Once you have finally receive these payment- I would like you to go ahead and have the check payment processed and cashed, afterwards deduct your tutoring fees, and whatever the remaining balance is, Send it to the Nanny, who would be taking care of my son while he is in the US, the Nanny would handle my son being picked-up/dropped-off to the local library where you would always tutor him, after Nanny receives payment- Nanny would contact you to make proper time-table, schedule and arrangements. So in your own best interest, have payment cashed ASAP, deduct your own tutoring fee and send the remainder to the Nanny using Western Union Money Transfer services, You can look up the closest western union store to complete these transfer process on, I am aware of the western union sending fees, so deduct the fees from the remainder you are sending to the nanny. Below is the Nanny's info to complete western union transfer.

The odd thing about this scam is that Tyler Perry expects me to subtract my portion of the check and wire the rest of it via Western Union to the "Nanny," one Marva McGibbon in Ft. Meyers, Florida. I can't see how the scheme works. What is there to stop the sexually frustrated English tutors of the world from cashing their checks and sending nothing whatsoever to Nanny McGibbon? For that matter, how many people will actually go through with the money transfer when young Sven Perry doesn't meet them at the "local library" as promised?

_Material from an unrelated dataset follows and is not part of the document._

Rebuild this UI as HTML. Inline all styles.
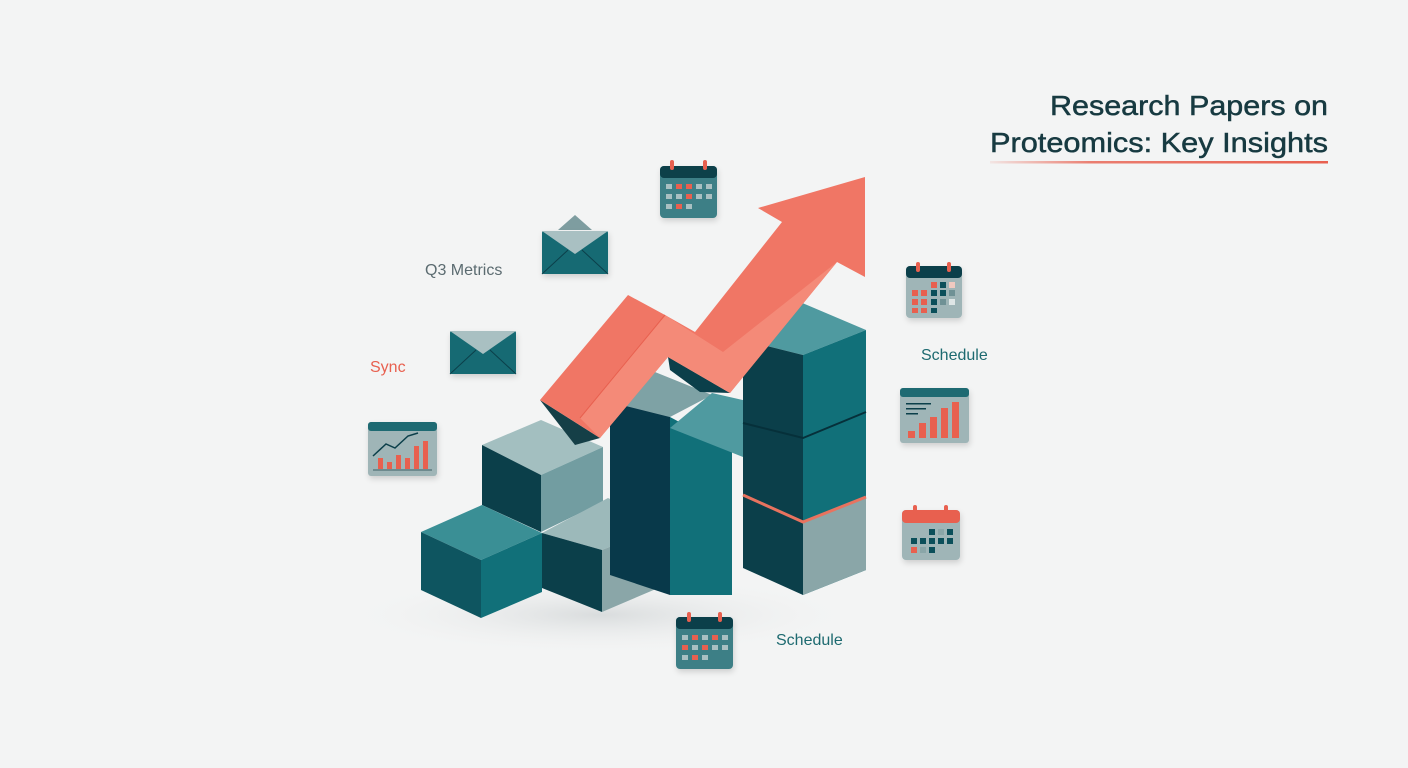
<!DOCTYPE html>
<html><head><meta charset="utf-8"><style>
html,body{margin:0;padding:0;background:#f3f4f4;}
svg{display:block}
text{font-family:"Liberation Sans",sans-serif}
</style></head><body>
<svg width="1408" height="768" viewBox="0 0 1408 768" xmlns="http://www.w3.org/2000/svg">
<defs>
<linearGradient id="ul" x1="0" x2="1"><stop offset="0" stop-color="#e8604f" stop-opacity="0.1"/><stop offset="0.3" stop-color="#e8604f" stop-opacity="0.8"/><stop offset="1" stop-color="#e8604f"/></linearGradient>
<radialGradient id="sh" cx="0.5" cy="0.5" r="0.5"><stop offset="0" stop-color="#d9dcdd"/><stop offset="1" stop-color="#f3f4f4" stop-opacity="0"/></radialGradient>
<filter id="ds" x="-30%" y="-30%" width="160%" height="160%"><feDropShadow dx="1" dy="3" stdDeviation="3" flood-color="#000" flood-opacity="0.15"/></filter>
</defs>
<rect width="1408" height="768" fill="#f3f4f4"/>
<ellipse cx="600" cy="615" rx="260" ry="40" fill="url(#sh)"/>

<!-- Title -->
<text x="1328" y="115" text-anchor="end" font-size="28" fill="#173a41" stroke="#173a41" stroke-width="0.5" textLength="278" lengthAdjust="spacingAndGlyphs">Research Papers on</text>
<text x="1328" y="152" text-anchor="end" font-size="28" fill="#173a41" stroke="#173a41" stroke-width="0.5" textLength="338" lengthAdjust="spacingAndGlyphs">Proteomics: Key Insights</text>
<rect x="990" y="161" width="338" height="2.5" fill="url(#ul)"/>

<!-- labels -->
<text x="425" y="275" font-size="16" fill="#5b6b70">Q3 Metrics</text>
<text x="370" y="372" font-size="16" fill="#e8604f">Sync</text>
<text x="921" y="360" font-size="16" fill="#1d6a70">Schedule</text>
<text x="776" y="645" font-size="16" fill="#1d6a70">Schedule</text>

<!-- Cube B -->
<polygon points="482,445 541,420 603,447 541,475" fill="#a3bfc0"/>
<polygon points="482,445 541,475 541,532 482,505" fill="#0b3f4a"/>
<polygon points="541,475 603,447 603,502 541,532" fill="#729da1"/>
<!-- Cube A -->
<polygon points="421,532 482,505 542,533 481,560" fill="#3a8f95"/>
<polygon points="421,532 481,560 481,618 421,590" fill="#0e5560"/>
<polygon points="481,560 542,533 542,592 481,618" fill="#117079"/>
<!-- Cube C -->
<polygon points="542,533 608,498 663,525 602,550" fill="#9cb9ba"/>
<polygon points="542,533 602,550 602,612 542,588" fill="#0b3f4a"/>
<polygon points="602,550 663,525 663,586 602,612" fill="#8aa6a8"/>
<!-- Column D -->
<polygon points="610,402 650,370 712,395 670,417" fill="#7ea2a5"/>
<polygon points="610,402 670,417 670,595 610,575" fill="#08394a"/>
<polygon points="670,417 732,450 732,595 670,595" fill="#117079"/>
<polygon points="670,428 712,393 778,408 743,457" fill="#4f9aa0"/>
<polygon points="743,457 778,408 778,418 745,465" fill="#0e5560"/>
<!-- Column E -->
<polygon points="743,340 800,302 866,330 803,355" fill="#4f9aa0"/>
<polygon points="743,340 803,355 803,595 743,568" fill="#0b3f4a"/>
<polygon points="803,355 866,330 866,570 803,595" fill="#117079"/>
<polygon points="803,522 866,497 866,570 803,595" fill="#8aa6a8"/>
<polyline points="743,423 803,438 866,412" fill="none" stroke="#06303a" stroke-width="2"/>
<polyline points="743,495 803,522 866,497" fill="none" stroke="#e8735f" stroke-width="3"/>

<!-- Arrow -->
<polygon points="540,400 600,438 575,445" fill="#153f47"/>
<polygon points="668,357 730,393 700,392 670,370" fill="#0b3f4a"/>
<polygon points="540,400 628,295 665,315 695,332 782,222 758,208 865,177 865,277 837,262 730,393 668,357 600,438" fill="#f07665"/>
<polygon points="580,418 665,315 723,352 837,262 730,393 668,357 600,438" fill="#f48a78"/>
<line x1="580" y1="418" x2="665" y2="315" stroke="#e8604f" stroke-width="1"/>

<!-- calendar top -->
<g filter="url(#ds)">
<rect x="660" y="166" width="57" height="52" rx="4" fill="#3e7f86"/>
<rect x="660" y="166" width="57" height="12" rx="4" fill="#0b3f4a"/>
</g>
<rect x="670" y="160" width="4" height="10" rx="2" fill="#e8604f"/><rect x="703" y="160" width="4" height="10" rx="2" fill="#e8604f"/>
<g fill="#a9c0c2"><rect x="666" y="184" width="6" height="5"/><rect x="676" y="184" width="6" height="5" fill="#e8604f"/><rect x="686" y="184" width="6" height="5" fill="#e8604f"/><rect x="696" y="184" width="6" height="5"/><rect x="706" y="184" width="6" height="5"/>
<rect x="666" y="194" width="6" height="5"/><rect x="676" y="194" width="6" height="5"/><rect x="686" y="194" width="6" height="5" fill="#e8604f"/><rect x="696" y="194" width="6" height="5"/><rect x="706" y="194" width="6" height="5"/>
<rect x="666" y="204" width="6" height="5"/><rect x="676" y="204" width="6" height="5" fill="#e8604f"/><rect x="686" y="204" width="6" height="5"/></g>

<!-- envelope 1 -->
<polygon points="558,230 575,215 592,230" fill="#7e9da0"/>
<g filter="url(#ds)"><rect x="542" y="231" width="66" height="43" rx="2" fill="#136a73"/></g>
<polygon points="542,231 608,231 575,254" fill="#a9c0c2"/>
<line x1="542" y1="274" x2="568" y2="250" stroke="#0b3f4a"/><line x1="608" y1="274" x2="582" y2="250" stroke="#0b3f4a"/>

<!-- envelope 2 -->
<g filter="url(#ds)"><rect x="450" y="331" width="66" height="43" rx="2" fill="#136a73"/></g>
<polygon points="450,331 516,331 483,354" fill="#a9c0c2"/>
<line x1="450" y1="374" x2="476" y2="350" stroke="#0b3f4a"/><line x1="516" y1="374" x2="490" y2="350" stroke="#0b3f4a"/>

<!-- chart left -->
<g filter="url(#ds)"><rect x="368" y="422" width="69" height="54" rx="3" fill="#9fb5b7"/></g>
<rect x="368" y="422" width="69" height="9" rx="3" fill="#1e6a72"/>
<g fill="#e8604f"><rect x="378" y="458" width="5" height="11"/><rect x="387" y="462" width="5" height="7"/><rect x="396" y="455" width="5" height="14"/><rect x="405" y="458" width="5" height="11"/><rect x="414" y="446" width="5" height="23"/><rect x="423" y="441" width="5" height="28"/></g>
<polyline points="373,456 386,444 395,448 408,436 418,433" fill="none" stroke="#0b3f4a" stroke-width="1.5"/>
<line x1="373" y1="470" x2="432" y2="470" stroke="#3e5f64"/>

<!-- calendar right top -->
<g filter="url(#ds)"><rect x="906" y="266" width="56" height="52" rx="4" fill="#9fb5b7"/></g>
<rect x="906" y="266" width="56" height="12" rx="4" fill="#0b3f4a"/>
<rect x="916" y="262" width="4" height="10" rx="2" fill="#e8604f"/><rect x="947" y="262" width="4" height="10" rx="2" fill="#e8604f"/>
<g fill="#e8604f"><rect x="931" y="282" width="6" height="6"/><rect x="912" y="290" width="6" height="6"/><rect x="921" y="290" width="6" height="6"/><rect x="912" y="299" width="6" height="6"/><rect x="921" y="299" width="6" height="6"/><rect x="912" y="308" width="6" height="5"/><rect x="921" y="308" width="6" height="5"/></g>
<g fill="#0b4f5a"><rect x="940" y="282" width="6" height="6"/><rect x="931" y="290" width="6" height="6"/><rect x="940" y="290" width="6" height="6"/><rect x="931" y="299" width="6" height="6"/><rect x="931" y="308" width="6" height="5"/></g>
<rect x="949" y="282" width="6" height="6" fill="#f0c9c0"/><rect x="949" y="290" width="6" height="6" fill="#6f9195"/><rect x="940" y="299" width="6" height="6" fill="#6f9195"/><rect x="949" y="299" width="6" height="6" fill="#dfe6e6"/>

<!-- chart right -->
<g filter="url(#ds)"><rect x="900" y="388" width="69" height="55" rx="3" fill="#9fb5b7"/></g>
<rect x="900" y="388" width="69" height="9" rx="3" fill="#1e6a72"/>
<g fill="#0b3f4a"><rect x="906" y="403" width="25" height="1.5"/><rect x="906" y="408" width="20" height="1.5"/><rect x="906" y="413" width="12" height="1.5"/></g>
<g fill="#e8604f"><rect x="908" y="431" width="7" height="7"/><rect x="919" y="423" width="7" height="15"/><rect x="930" y="417" width="7" height="21"/><rect x="941" y="408" width="7" height="30"/><rect x="952" y="402" width="7" height="36"/></g>

<!-- calendar right bottom -->
<g filter="url(#ds)"><rect x="902" y="510" width="58" height="50" rx="4" fill="#9fb5b7"/></g>
<rect x="902" y="510" width="58" height="13" rx="4" fill="#e8604f"/>
<rect x="913" y="505" width="4" height="10" rx="2" fill="#e8604f"/><rect x="944" y="505" width="4" height="10" rx="2" fill="#e8604f"/>
<g fill="#0b4f5a"><rect x="929" y="529" width="6" height="6"/><rect x="947" y="529" width="6" height="6"/><rect x="911" y="538" width="6" height="6"/><rect x="920" y="538" width="6" height="6"/><rect x="929" y="538" width="6" height="6"/><rect x="938" y="538" width="6" height="6"/><rect x="947" y="538" width="6" height="6"/><rect x="929" y="547" width="6" height="6"/></g>
<rect x="911" y="547" width="6" height="6" fill="#e8604f"/><rect x="938" y="529" width="6" height="6" fill="#8aa6a8"/><rect x="920" y="547" width="6" height="6" fill="#8aa6a8"/>

<!-- calendar bottom -->
<g filter="url(#ds)"><rect x="676" y="617" width="57" height="52" rx="4" fill="#3e7f86"/></g>
<rect x="676" y="617" width="57" height="12" rx="4" fill="#0b3f4a"/>
<rect x="687" y="612" width="4" height="10" rx="2" fill="#e8604f"/><rect x="718" y="612" width="4" height="10" rx="2" fill="#e8604f"/>
<g fill="#a9c0c2"><rect x="682" y="635" width="6" height="5"/><rect x="692" y="635" width="6" height="5" fill="#e8604f"/><rect x="702" y="635" width="6" height="5"/><rect x="712" y="635" width="6" height="5" fill="#e8604f"/><rect x="722" y="635" width="6" height="5"/>
<rect x="682" y="645" width="6" height="5" fill="#e8604f"/><rect x="692" y="645" width="6" height="5"/><rect x="702" y="645" width="6" height="5" fill="#e8604f"/><rect x="712" y="645" width="6" height="5"/><rect x="722" y="645" width="6" height="5"/>
<rect x="682" y="655" width="6" height="5"/><rect x="692" y="655" width="6" height="5" fill="#e8604f"/><rect x="702" y="655" width="6" height="5"/></g>
</svg>
</body></html>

Already the situation is too intricate for my cloudy little mind. There is nothing left for me to do but add this to my resume and catch my flight to Guadalajara, broke as the birdshit under my bootheels.


Sarah said...

OMG!! this SAME thing just happend to me. likewise, we found out it was fraud BEFORE sending money or anthing like that. damn.

Kara said...

I was also scammed, in fact, today (9/24/08). I was not thanked for offering services, was not told that I had won some great prize. I was contacted via Craigs List (if you're not fimiliar, it's an on-line marketplace/classified area. about a Curio Cabinet that I am trying to sell.
I also was instructed to take my fees (just over $120) and to wire the rest of the money to Marva Mcgibbon of Ft myers FL 33901 (there was a street address included as well of course). The check I was sent was for $2,500! Yeah...I knew there was no way it was real when I saw that amount. $2,500 for a $120 curio cabinet?! You can buy THREE NEW ONES for that any rate. I called the bank it was drawn on and BINGO! Fraudulent.
I guess if you cash it, then you're responsible to pay back the bank. That's what the lady from the bank informed me of anyway.
Cashers - Beware!

Anonymous said...

Glad I found this website because i to received this check. Not sure what to do with it now but will call and find out.

scott said...

Just graduated with an english degree. 50 bucks an hour beats the job i have now. why didn't i do a quick google search before now? Oh yeah, how the hell am i supposed to tutor a denmarkian kid when his "nanny" is in ft. meyers? anyone have any real jobs for a guy with a BA in English?

E Rock said...

SAME thing here. Same name for the "nanny", same address and same EVERYTHING. What was the email address of the person you've been in correspondence with?

Anonymous said...

Holy sh*t...I have just come through this article, but it was sort of too late...I already wired money to the guy. Thought it was legitimate before he asked me for the second favor, and now comes this article. Damn.